## Request
Restate all the material verbatim, except for the pictures.
** BEGIN **
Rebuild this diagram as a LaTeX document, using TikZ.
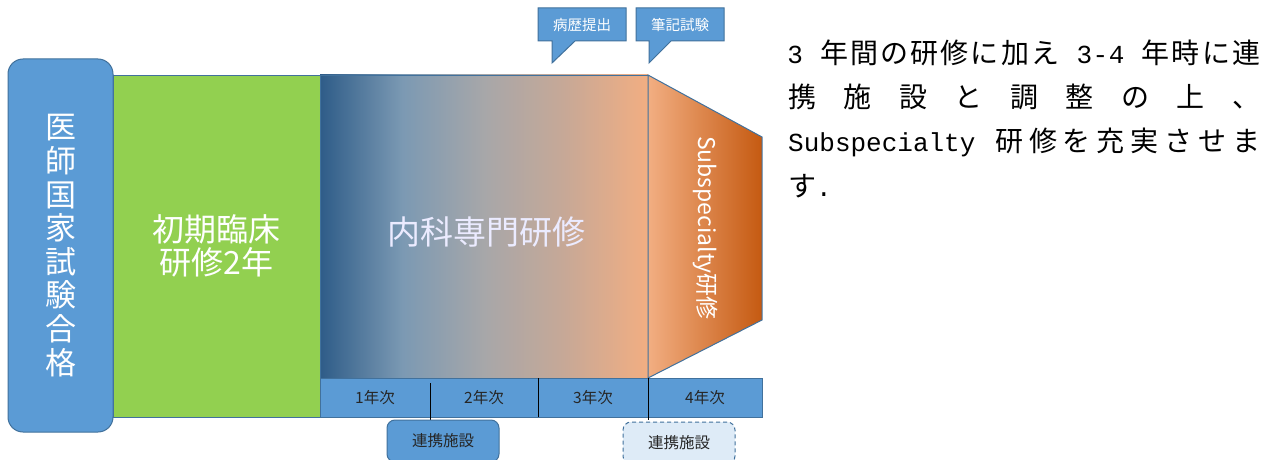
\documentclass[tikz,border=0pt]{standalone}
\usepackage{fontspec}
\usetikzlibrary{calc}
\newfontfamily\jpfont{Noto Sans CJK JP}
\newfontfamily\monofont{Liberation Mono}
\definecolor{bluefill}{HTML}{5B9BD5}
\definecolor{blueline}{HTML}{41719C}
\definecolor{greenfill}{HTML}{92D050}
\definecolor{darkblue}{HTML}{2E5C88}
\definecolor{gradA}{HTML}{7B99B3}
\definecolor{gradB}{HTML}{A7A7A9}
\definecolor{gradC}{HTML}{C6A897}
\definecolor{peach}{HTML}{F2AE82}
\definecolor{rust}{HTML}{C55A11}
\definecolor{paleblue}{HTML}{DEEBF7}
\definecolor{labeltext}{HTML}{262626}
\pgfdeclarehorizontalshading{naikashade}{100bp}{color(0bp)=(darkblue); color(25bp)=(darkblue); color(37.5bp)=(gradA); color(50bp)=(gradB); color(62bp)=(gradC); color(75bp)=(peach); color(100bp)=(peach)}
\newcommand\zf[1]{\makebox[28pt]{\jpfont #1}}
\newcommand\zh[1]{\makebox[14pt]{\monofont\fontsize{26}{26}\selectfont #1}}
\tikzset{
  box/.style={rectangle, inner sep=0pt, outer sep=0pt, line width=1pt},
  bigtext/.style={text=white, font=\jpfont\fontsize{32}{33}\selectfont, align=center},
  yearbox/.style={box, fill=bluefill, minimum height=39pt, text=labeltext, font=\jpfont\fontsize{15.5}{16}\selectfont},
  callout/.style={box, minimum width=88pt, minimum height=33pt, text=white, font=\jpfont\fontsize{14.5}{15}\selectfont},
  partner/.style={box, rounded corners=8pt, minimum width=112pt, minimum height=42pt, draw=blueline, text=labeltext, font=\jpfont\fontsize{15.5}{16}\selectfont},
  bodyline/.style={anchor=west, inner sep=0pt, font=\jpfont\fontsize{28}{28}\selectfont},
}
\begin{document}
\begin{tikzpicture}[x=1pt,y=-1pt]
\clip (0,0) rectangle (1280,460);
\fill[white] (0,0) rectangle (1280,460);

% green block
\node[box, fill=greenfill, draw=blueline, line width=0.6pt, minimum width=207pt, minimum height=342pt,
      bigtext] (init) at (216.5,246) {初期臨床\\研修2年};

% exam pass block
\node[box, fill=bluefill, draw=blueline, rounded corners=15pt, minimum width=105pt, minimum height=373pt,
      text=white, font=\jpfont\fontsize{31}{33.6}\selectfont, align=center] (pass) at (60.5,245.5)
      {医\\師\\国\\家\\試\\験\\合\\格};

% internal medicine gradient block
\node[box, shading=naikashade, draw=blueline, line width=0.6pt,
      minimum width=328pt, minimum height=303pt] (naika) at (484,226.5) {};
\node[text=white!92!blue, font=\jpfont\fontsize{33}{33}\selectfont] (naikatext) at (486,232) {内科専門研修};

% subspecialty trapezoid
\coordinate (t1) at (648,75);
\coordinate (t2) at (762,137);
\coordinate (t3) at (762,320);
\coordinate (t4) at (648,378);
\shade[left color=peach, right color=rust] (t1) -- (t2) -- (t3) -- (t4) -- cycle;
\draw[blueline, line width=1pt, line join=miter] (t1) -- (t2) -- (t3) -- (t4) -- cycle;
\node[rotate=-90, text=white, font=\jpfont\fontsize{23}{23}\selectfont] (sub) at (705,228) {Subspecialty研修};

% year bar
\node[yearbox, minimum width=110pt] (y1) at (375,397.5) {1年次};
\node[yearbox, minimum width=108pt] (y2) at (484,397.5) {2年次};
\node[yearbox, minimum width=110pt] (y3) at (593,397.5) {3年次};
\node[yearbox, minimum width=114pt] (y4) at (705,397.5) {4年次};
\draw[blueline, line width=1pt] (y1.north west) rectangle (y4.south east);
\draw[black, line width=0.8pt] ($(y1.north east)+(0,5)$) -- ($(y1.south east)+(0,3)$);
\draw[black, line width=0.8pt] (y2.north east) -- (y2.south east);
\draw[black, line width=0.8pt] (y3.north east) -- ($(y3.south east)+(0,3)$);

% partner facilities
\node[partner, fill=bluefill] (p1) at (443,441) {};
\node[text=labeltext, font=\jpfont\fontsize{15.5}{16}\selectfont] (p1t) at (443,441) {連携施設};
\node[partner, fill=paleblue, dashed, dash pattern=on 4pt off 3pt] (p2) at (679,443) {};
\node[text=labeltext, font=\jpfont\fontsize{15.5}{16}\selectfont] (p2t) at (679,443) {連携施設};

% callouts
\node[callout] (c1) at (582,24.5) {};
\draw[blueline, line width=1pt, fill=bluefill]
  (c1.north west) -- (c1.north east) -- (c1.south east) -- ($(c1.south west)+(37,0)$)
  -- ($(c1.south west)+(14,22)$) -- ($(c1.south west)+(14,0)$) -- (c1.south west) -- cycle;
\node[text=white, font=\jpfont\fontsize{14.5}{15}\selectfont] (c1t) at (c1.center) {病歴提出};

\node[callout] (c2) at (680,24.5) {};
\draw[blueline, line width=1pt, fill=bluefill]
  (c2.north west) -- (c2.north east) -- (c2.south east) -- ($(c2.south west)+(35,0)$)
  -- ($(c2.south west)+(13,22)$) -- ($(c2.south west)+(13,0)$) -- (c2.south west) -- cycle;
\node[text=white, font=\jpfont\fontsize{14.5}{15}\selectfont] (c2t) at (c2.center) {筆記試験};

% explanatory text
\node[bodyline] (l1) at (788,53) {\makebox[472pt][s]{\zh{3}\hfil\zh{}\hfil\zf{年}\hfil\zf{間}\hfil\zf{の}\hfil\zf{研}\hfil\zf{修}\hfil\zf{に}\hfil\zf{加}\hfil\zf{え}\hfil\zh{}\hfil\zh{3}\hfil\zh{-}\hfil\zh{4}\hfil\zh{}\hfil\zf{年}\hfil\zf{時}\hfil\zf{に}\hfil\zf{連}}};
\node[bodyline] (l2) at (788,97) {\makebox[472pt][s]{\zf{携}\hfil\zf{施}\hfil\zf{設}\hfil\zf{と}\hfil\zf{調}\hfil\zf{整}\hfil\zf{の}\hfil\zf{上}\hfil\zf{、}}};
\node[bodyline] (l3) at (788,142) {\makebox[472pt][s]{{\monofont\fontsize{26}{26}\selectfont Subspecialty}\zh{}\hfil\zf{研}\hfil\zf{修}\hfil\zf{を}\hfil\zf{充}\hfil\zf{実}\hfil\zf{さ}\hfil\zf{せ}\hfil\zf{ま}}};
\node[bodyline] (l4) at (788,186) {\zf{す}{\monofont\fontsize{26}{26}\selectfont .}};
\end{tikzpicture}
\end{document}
** END **
## Written answer
Rebuild this diagram as a LaTeX document, using TikZ.
\documentclass[tikz,border=0pt]{standalone}
\usepackage{fontspec}
\usetikzlibrary{calc}
\newfontfamily\jpfont{Noto Sans CJK JP}
\newfontfamily\monofont{Liberation Mono}
\definecolor{bluefill}{HTML}{5B9BD5}
\definecolor{blueline}{HTML}{41719C}
\definecolor{greenfill}{HTML}{92D050}
\definecolor{darkblue}{HTML}{2E5C88}
\definecolor{gradA}{HTML}{7B99B3}
\definecolor{gradB}{HTML}{A7A7A9}
\definecolor{gradC}{HTML}{C6A897}
\definecolor{peach}{HTML}{F2AE82}
\definecolor{rust}{HTML}{C55A11}
\definecolor{paleblue}{HTML}{DEEBF7}
\definecolor{labeltext}{HTML}{262626}
\pgfdeclarehorizontalshading{naikashade}{100bp}{color(0bp)=(darkblue); color(25bp)=(darkblue); color(37.5bp)=(gradA); color(50bp)=(gradB); color(62bp)=(gradC); color(75bp)=(peach); color(100bp)=(peach)}
\newcommand\zf[1]{\makebox[28pt]{\jpfont #1}}
\newcommand\zh[1]{\makebox[14pt]{\monofont\fontsize{26}{26}\selectfont #1}}
\tikzset{
  box/.style={rectangle, inner sep=0pt, outer sep=0pt, line width=1pt},
  bigtext/.style={text=white, font=\jpfont\fontsize{32}{33}\selectfont, align=center},
  yearbox/.style={box, fill=bluefill, minimum height=39pt, text=labeltext, font=\jpfont\fontsize{15.5}{16}\selectfont},
  callout/.style={box, minimum width=88pt, minimum height=33pt, text=white, font=\jpfont\fontsize{14.5}{15}\selectfont},
  partner/.style={box, rounded corners=8pt, minimum width=112pt, minimum height=42pt, draw=blueline, text=labeltext, font=\jpfont\fontsize{15.5}{16}\selectfont},
  bodyline/.style={anchor=west, inner sep=0pt, font=\jpfont\fontsize{28}{28}\selectfont},
}
\begin{document}
\begin{tikzpicture}[x=1pt,y=-1pt]
\clip (0,0) rectangle (1280,460);
\fill[white] (0,0) rectangle (1280,460);

% green block
\node[box, fill=greenfill, draw=blueline, line width=0.6pt, minimum width=207pt, minimum height=342pt,
      bigtext] (init) at (216.5,246) {初期臨床\\研修2年};

% exam pass block
\node[box, fill=bluefill, draw=blueline, rounded corners=15pt, minimum width=105pt, minimum height=373pt,
      text=white, font=\jpfont\fontsize{31}{33.6}\selectfont, align=center] (pass) at (60.5,245.5)
      {医\\師\\国\\家\\試\\験\\合\\格};

% internal medicine gradient block
\node[box, shading=naikashade, draw=blueline, line width=0.6pt,
      minimum width=328pt, minimum height=303pt] (naika) at (484,226.5) {};
\node[text=white!92!blue, font=\jpfont\fontsize{33}{33}\selectfont] (naikatext) at (486,232) {内科専門研修};

% subspecialty trapezoid
\coordinate (t1) at (648,75);
\coordinate (t2) at (762,137);
\coordinate (t3) at (762,320);
\coordinate (t4) at (648,378);
\shade[left color=peach, right color=rust] (t1) -- (t2) -- (t3) -- (t4) -- cycle;
\draw[blueline, line width=1pt, line join=miter] (t1) -- (t2) -- (t3) -- (t4) -- cycle;
\node[rotate=-90, text=white, font=\jpfont\fontsize{23}{23}\selectfont] (sub) at (705,228) {Subspecialty研修};

% year bar
\node[yearbox, minimum width=110pt] (y1) at (375,397.5) {1年次};
\node[yearbox, minimum width=108pt] (y2) at (484,397.5) {2年次};
\node[yearbox, minimum width=110pt] (y3) at (593,397.5) {3年次};
\node[yearbox, minimum width=114pt] (y4) at (705,397.5) {4年次};
\draw[blueline, line width=1pt] (y1.north west) rectangle (y4.south east);
\draw[black, line width=0.8pt] ($(y1.north east)+(0,5)$) -- ($(y1.south east)+(0,3)$);
\draw[black, line width=0.8pt] (y2.north east) -- (y2.south east);
\draw[black, line width=0.8pt] (y3.north east) -- ($(y3.south east)+(0,3)$);

% partner facilities
\node[partner, fill=bluefill] (p1) at (443,441) {};
\node[text=labeltext, font=\jpfont\fontsize{15.5}{16}\selectfont] (p1t) at (443,441) {連携施設};
\node[partner, fill=paleblue, dashed, dash pattern=on 4pt off 3pt] (p2) at (679,443) {};
\node[text=labeltext, font=\jpfont\fontsize{15.5}{16}\selectfont] (p2t) at (679,443) {連携施設};

% callouts
\node[callout] (c1) at (582,24.5) {};
\draw[blueline, line width=1pt, fill=bluefill]
  (c1.north west) -- (c1.north east) -- (c1.south east) -- ($(c1.south west)+(37,0)$)
  -- ($(c1.south west)+(14,22)$) -- ($(c1.south west)+(14,0)$) -- (c1.south west) -- cycle;
\node[text=white, font=\jpfont\fontsize{14.5}{15}\selectfont] (c1t) at (c1.center) {病歴提出};

\node[callout] (c2) at (680,24.5) {};
\draw[blueline, line width=1pt, fill=bluefill]
  (c2.north west) -- (c2.north east) -- (c2.south east) -- ($(c2.south west)+(35,0)$)
  -- ($(c2.south west)+(13,22)$) -- ($(c2.south west)+(13,0)$) -- (c2.south west) -- cycle;
\node[text=white, font=\jpfont\fontsize{14.5}{15}\selectfont] (c2t) at (c2.center) {筆記試験};

% explanatory text
\node[bodyline] (l1) at (788,53) {\makebox[472pt][s]{\zh{3}\hfil\zh{}\hfil\zf{年}\hfil\zf{間}\hfil\zf{の}\hfil\zf{研}\hfil\zf{修}\hfil\zf{に}\hfil\zf{加}\hfil\zf{え}\hfil\zh{}\hfil\zh{3}\hfil\zh{-}\hfil\zh{4}\hfil\zh{}\hfil\zf{年}\hfil\zf{時}\hfil\zf{に}\hfil\zf{連}}};
\node[bodyline] (l2) at (788,97) {\makebox[472pt][s]{\zf{携}\hfil\zf{施}\hfil\zf{設}\hfil\zf{と}\hfil\zf{調}\hfil\zf{整}\hfil\zf{の}\hfil\zf{上}\hfil\zf{、}}};
\node[bodyline] (l3) at (788,142) {\makebox[472pt][s]{{\monofont\fontsize{26}{26}\selectfont Subspecialty}\zh{}\hfil\zf{研}\hfil\zf{修}\hfil\zf{を}\hfil\zf{充}\hfil\zf{実}\hfil\zf{さ}\hfil\zf{せ}\hfil\zf{ま}}};
\node[bodyline] (l4) at (788,186) {\zf{す}{\monofont\fontsize{26}{26}\selectfont .}};
\end{tikzpicture}
\end{document}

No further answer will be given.